If this applies to assembly processing, do we want that, and do we want that to apply during compilation as well (rather than code analysis)?
Yes, we would should apply it during command-line compilation as well, subject to performance testing.
I have now wired up the feature setting from top-level in both FSC and FSharpChecker.
The user can opt-in to the feature by setting the environment variable FCS_ParallelReferenceResolution=true, or through MSBuild/IDE.
I also raised https://github.com/dotnet/fsharp/pull/13835 with a feature that produces OpenTelemetry traces, and the description contains example traces that compare the type-checking timeline with the feature on and off - see https://github.com/dotnet/fsharp/pull/13835#issue-1360897631 . This was done to produce results that would help verify, that the behaviour of parallel analysis is as expected.
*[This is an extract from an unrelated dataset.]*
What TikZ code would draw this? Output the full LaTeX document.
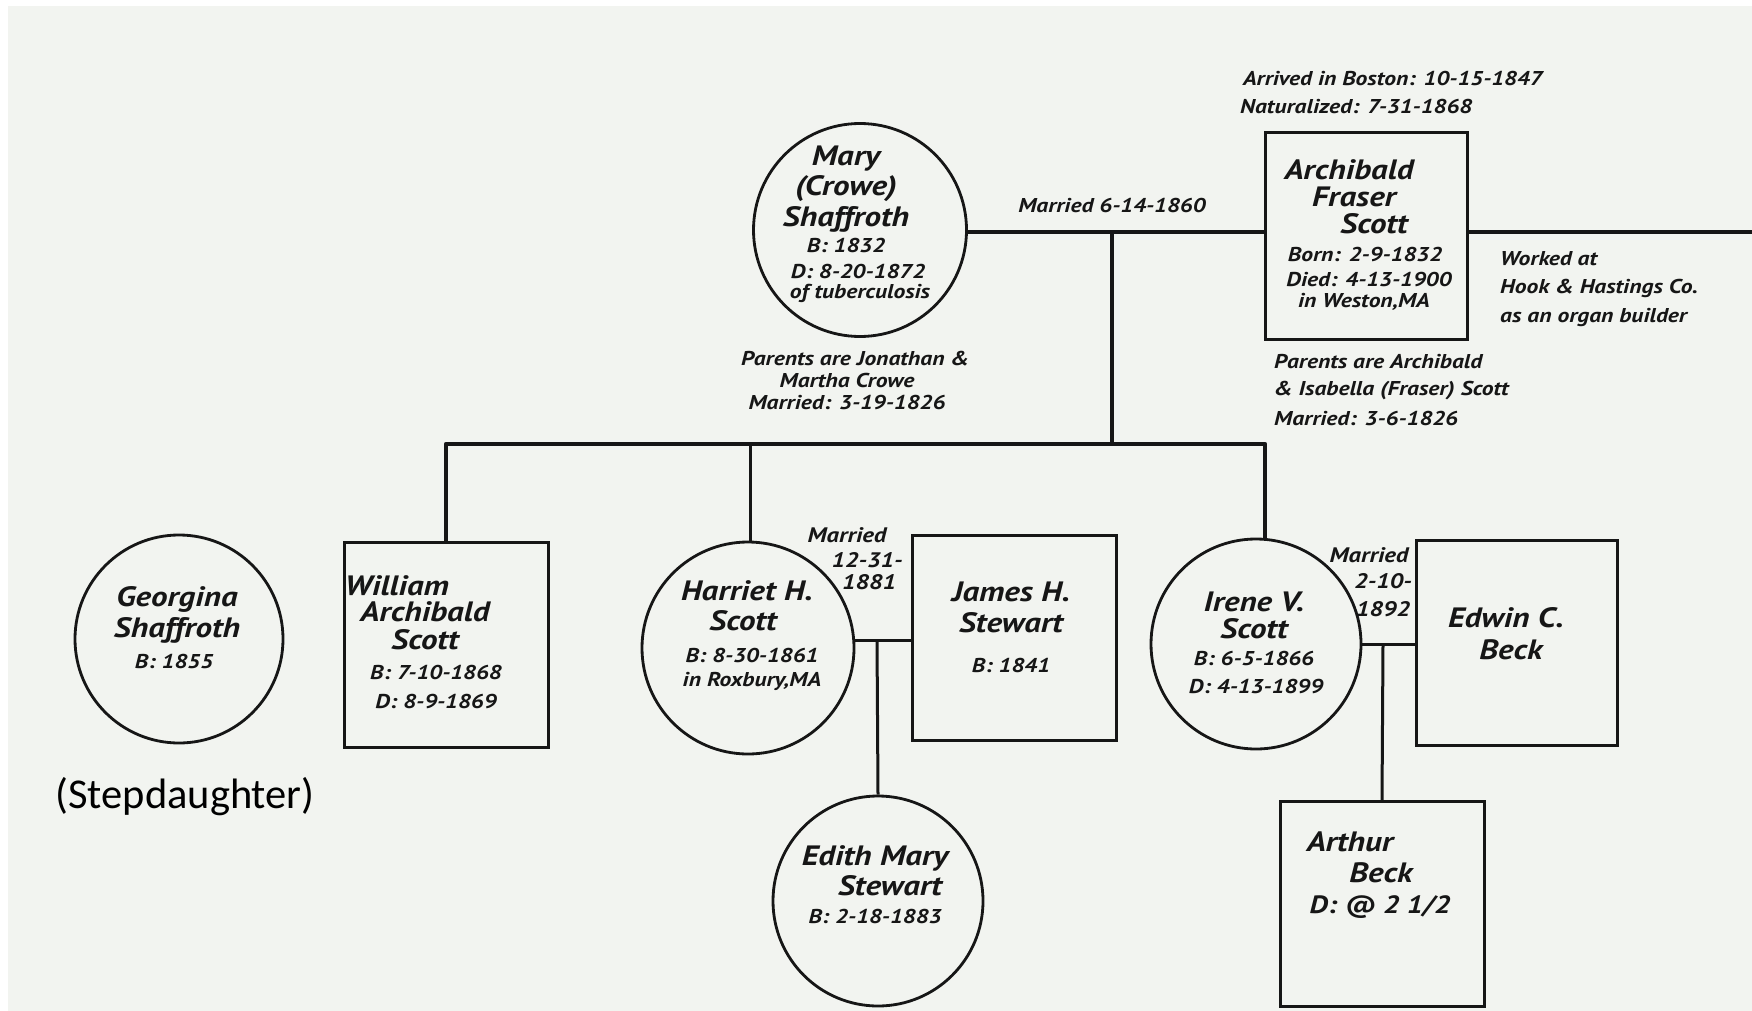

The few performance tests from which results I shared show the expected benefits from parallel work and as far as I can see, nothing indicates that work is being duplicated.
@vzarytovskii @dsyme What would be the next steps before this PR can be accepted as an opt-in, non-public/experimental feature?
@safesparrow I can't merge to your branch, can you merge main into this please?
@safesparrow Thanks!
@safesparrow Actually it's showing it's needs another merge (normally we can update but for some reason your branches don't allow it)
Actually it's showing it's needs another merge
Ah, those changes in main are coming quicker than PR checks can run 😄 I did another update now.
normally we can update but for some reason your branches don't allow it
Not sure why. The Allow edits by maintainers checkbox is checked:

Not sure why, but a single regression test failed after the latest merge. I submitted a dummy commit to trigger a rerun.
EDIT: Actually during one of the merges I mishandled git and ended up deleting one of the regression test samples. This time tests should pass 🤞
You seem to need to keep merging, my apologies.